#### Instruction
Retype only what runs from the first line of the listing to the line holding "def fy(p): return 1 - p / H", both included. Do not retype the pictures.

• • •

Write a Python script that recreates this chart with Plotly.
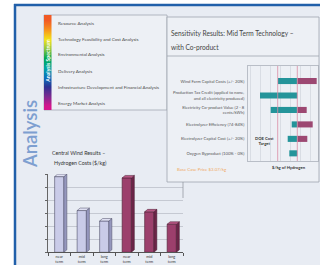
import plotly.graph_objects as go

W, H = 320, 265
def fx(p): return p / W
def fy(p): return 1 - p / H

# ---------------- data ----------------
spectrum_items = ["Resource Analysis", "Technology Feasibility and Cost Analysis",
                  "Environmental Analysis", "Delivery Analysis",
                  "Infrastructure Development and Financial Analysis",
                  "Energy Market Analysis"]
spectrum_colors = ["#f15a24", "#f7941d", "#f2e21a", "#8dc63f", "#00a651",
                   "#00a5a0", "#0a72bb", "#2e3192", "#7b2a90", "#d4148c"]

sens_labels = ["Wind Farm Capital Costs (+/- 20%)",
               "Production Tax Credit (applied to none,<br>and all electricity produced)",
               "Electricity Co-product Value (2 - 8<br>cents/kWh)",
               "Electrolyzer Efficiency (74-84%)",
               "Electrolyzer Capital Cost (+/- 20%)",
               "Oxygen Byproduct (100% - 0%)"]
sens_low = [2.877, 2.697, 2.804, 3.014, 2.974, 2.990]
sens_high = [3.264, 3.070, 3.164, 3.224, 3.170, 3.070]
base_price = 3.07
doe_target = 2.874

wind_terms = ["near<br>term", "mid<br>term", "long<br>term",
              "near<br>term", "mid<br>term", "long<br>term"]
wind_case_a = [5.8, 3.2, 2.4]
wind_case_b = [5.7, 3.1, 2.15]

BG = "#e8ecf3"
PANEL = "#edf0f5"
TEAL = "#24949a"
MAROON = "#9c4872"
FONT = "Lato"

fig = go.Figure()

# ---------------- sensitivity bars ----------------
rows = list(range(len(sens_labels)))
fig.add_trace(go.Bar(y=rows, x=[base_price - l for l in sens_low], base=sens_low,
                     orientation="h", width=0.42, marker=dict(color=TEAL, line=dict(width=0)),
                     xaxis="x", yaxis="y", hoverinfo="skip"))
fig.add_trace(go.Bar(y=rows, x=[h - base_price for h in sens_high], base=[base_price] * len(rows),
                     orientation="h", width=0.42, marker=dict(color=MAROON, line=dict(width=0)),
                     xaxis="x", yaxis="y", hoverinfo="skip"))

# ---------------- central wind bars ----------------
xa = list(range(len(wind_case_a)))
xb = [len(wind_case_a) + i for i in range(len(wind_case_b))]
BW = 0.41
fig.add_trace(go.Bar(x=xa, y=wind_case_a, width=BW,
                     marker=dict(color="#c9cbe8", line=dict(color="#4d4d66", width=0.6)),
                     xaxis="x2", yaxis="y2", hoverinfo="skip"))
fig.add_trace(go.Bar(x=xb, y=wind_case_b, width=BW,
                     marker=dict(color="#9c3f6c", line=dict(color="#4a1f33", width=0.6)),
                     xaxis="x2", yaxis="y2", hoverinfo="skip"))

# ---------------- rainbow strip ----------------
fig.add_trace(go.Heatmap(z=[[i] for i in range(len(spectrum_colors))],
                         colorscale=[[i / (len(spectrum_colors) - 1), c] for i, c in enumerate(spectrum_colors)],
                         zsmooth="best", showscale=False, hoverinfo="skip",
                         xaxis="x3", yaxis="y3"))

shapes = []
# background frame
shapes.append(dict(type="rect", xref="paper", yref="paper", x0=fx(15), x1=1, y0=0, y1=fy(5),
                   fillcolor=BG, line=dict(width=0), layer="below"))
shapes.append(dict(type="line", xref="paper", yref="paper", x0=fx(15), x1=fx(15), y0=0, y1=fy(4),
                   line=dict(color="#2160aa", width=2.5)))
shapes.append(dict(type="line", xref="paper", yref="paper", x0=fx(14), x1=1, y0=fy(5), y1=fy(5),
                   line=dict(color="#2160aa", width=2.5)))
# spectrum panel
shapes.append(dict(type="rect", xref="paper", yref="paper", x0=fx(44), x1=fx(167), y0=fy(110), y1=fy(15),
                   fillcolor=PANEL, line=dict(color="#a2a8b2", width=0.8), layer="below"))
# sensitivity panel
shapes.append(dict(type="rect", xref="paper", yref="paper", x0=fx(167), x1=fx(319), y0=fy(182), y1=fy(17),
                   fillcolor=PANEL, line=dict(width=0), layer="below"))
shapes.append(dict(type="rect", xref="paper", yref="paper", x0=fx(167.5), x1=fx(184), y0=fy(181.5), y1=fy(168),
                   fillcolor=PANEL, line=dict(width=0), layer="above"))
shapes.append(dict(type="rect", xref="paper", yref="paper", x0=fx(167), x1=fx(319), y0=fy(182), y1=fy(17),
                   fillcolor="rgba(0,0,0,0)", line=dict(color="#9ea4ae", width=0.8), layer="above"))
shapes.append(dict(type="line", xref="paper", yref="paper", x0=fx(167), x1=fx(319), y0=fy(56), y1=fy(56),
                   line=dict(color="#9ea4ae", width=0.8)))
# central chart right wall edge
shapes.append(dict(type="line", xref="paper", yref="paper", x0=fx(183), x1=fx(183), y0=fy(198), y1=fy(182),
                   line=dict(color="#8a8f99", width=0.7)))
# reference lines
for v in (doe_target, base_price):
    shapes.append(dict(type="line", xref="x", yref="y domain", x0=v, x1=v, y0=0, y1=1,
                       line=dict(color="#d98aa3", width=0.8)))

# 3-D faces for the central wind bars
DX, DY = 0.133, 0.19
def faces(xs, ys, side, top, edge):
    for x, v in zip(xs, ys):
        l, r = x - BW / 2, x + BW / 2
        shapes.append(dict(type="path", xref="x2", yref="y2",
                           path=f"M{r},0 L{r+DX},{DY} L{r+DX},{v+DY} L{r},{v} Z",
                           fillcolor=side, line=dict(color=edge, width=0.5), layer="above"))
        shapes.append(dict(type="path", xref="x2", yref="y2",
                           path=f"M{l},{v} L{l+DX},{v+DY} L{r+DX},{v+DY} L{r},{v} Z",
                           fillcolor=top, line=dict(color=edge, width=0.5), layer="above"))
faces(xa, wind_case_a, "#9597bd", "#dfe0f2", "#4d4d66")
faces(xb, wind_case_b, "#6b2447", "#b65683", "#4a1f33")

ann = []
def A(text, x, y, size, color="#444", xanchor="left", angle=0, weight="normal"):
    ann.append(dict(text=text, x=fx(x), y=fy(y), xref="paper", yref="paper", showarrow=False,
                    xanchor=xanchor, yanchor="middle", textangle=angle,
                    font=dict(family=FONT, size=size, color=color, weight=weight)))

for item, yy in zip(spectrum_items, [23, 39, 54, 71, 87, 103]):
    A(item, 56, yy, 4.6, "#4a4a4a")
A("Analysis Spectrum", 47.8, 61, 5.2, "white", "center", -90, "bold")
A("Analysis", 30, 134, 18.5, "#7e9fd0", "center", -90, 600)

A("Sensitivity Results: Mid Term Technology –", 169, 33, 6.6, "#444")
A("with Co-product", 169, 47, 6.6, "#444")
A("DOE Cost<br>Target", 253, 141, 4.2, "#333", weight="bold")
A("$/kg of Hydrogen", 289, 167, 4.2, "#333", "center", weight="bold")
A("Base Case Price $3.07/kg", 175, 169, 4.4, "#f0a860")
A("Central Wind Results –", 50, 153, 5.3, "#333")
A("Hydrogen Costs ($/kg)", 52, 163, 5.3, "#333")

fig.update_layout(
    width=W, height=H, margin=dict(l=0, r=0, t=0, b=0),
    paper_bgcolor="white", plot_bgcolor="rgba(0,0,0,0)", showlegend=False,
    barmode="overlay", shapes=shapes, annotations=ann,
    font=dict(family=FONT),
    xaxis=dict(domain=[fx(248), fx(318)], range=[2.577, 3.277], dtick=0.1, tick0=2.6,
               showgrid=True, gridcolor="#d9dde4", gridwidth=0.6, zeroline=False,
               showticklabels=False, showline=True, linecolor="#b9bec7", linewidth=0.7, mirror=True),
    yaxis=dict(domain=[fy(161), fy(66)], range=[5.53, -1.04], tickvals=rows, ticktext=sens_labels,
               showgrid=False, zeroline=False, showline=True, linecolor="#b9bec7", linewidth=0.7,
               mirror=True, ticks="", ticklabelstandoff=2,
               tickfont=dict(family=FONT, size=4.2, color="#555")),
    xaxis2=dict(domain=[fx(48), fx(183)], range=[-0.5, 5.5], tickvals=xa + xb, ticktext=wind_terms,
                showgrid=False, zeroline=False, showline=True, linecolor="#555", linewidth=0.8,
                ticks="", minor=dict(ticks="outside", tickvals=[i - 0.5 for i in range(7)],
                                     ticklen=3, tickcolor="#555"),
                tickfont=dict(family=FONT, size=3.8, color="#333"), anchor="y2"),
    yaxis2=dict(domain=[fy(252.3), fy(174)], range=[0, 6], dtick=1, showgrid=True,
                gridcolor="#c5c9d2", gridwidth=0.6, zeroline=False, showline=True, linecolor="#666",
                linewidth=0.8, ticks="outside", ticklen=2.5, tickcolor="#666",
                showticklabels=False, anchor="x2"),
    xaxis3=dict(domain=[fx(44), fx(51.5)], visible=False, anchor="y3"),
    yaxis3=dict(domain=[fy(110), fy(15)], visible=False, autorange="reversed", anchor="x3"),
)

fig.write_html("out.html", config={"displayModeBar": False},
               post_script="document.body.style.margin='0';")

• • •

#### Output
Write a Python script that recreates this chart with Plotly.
import plotly.graph_objects as go

W, H = 320, 265
def fx(p): return p / W
def fy(p): return 1 - p / H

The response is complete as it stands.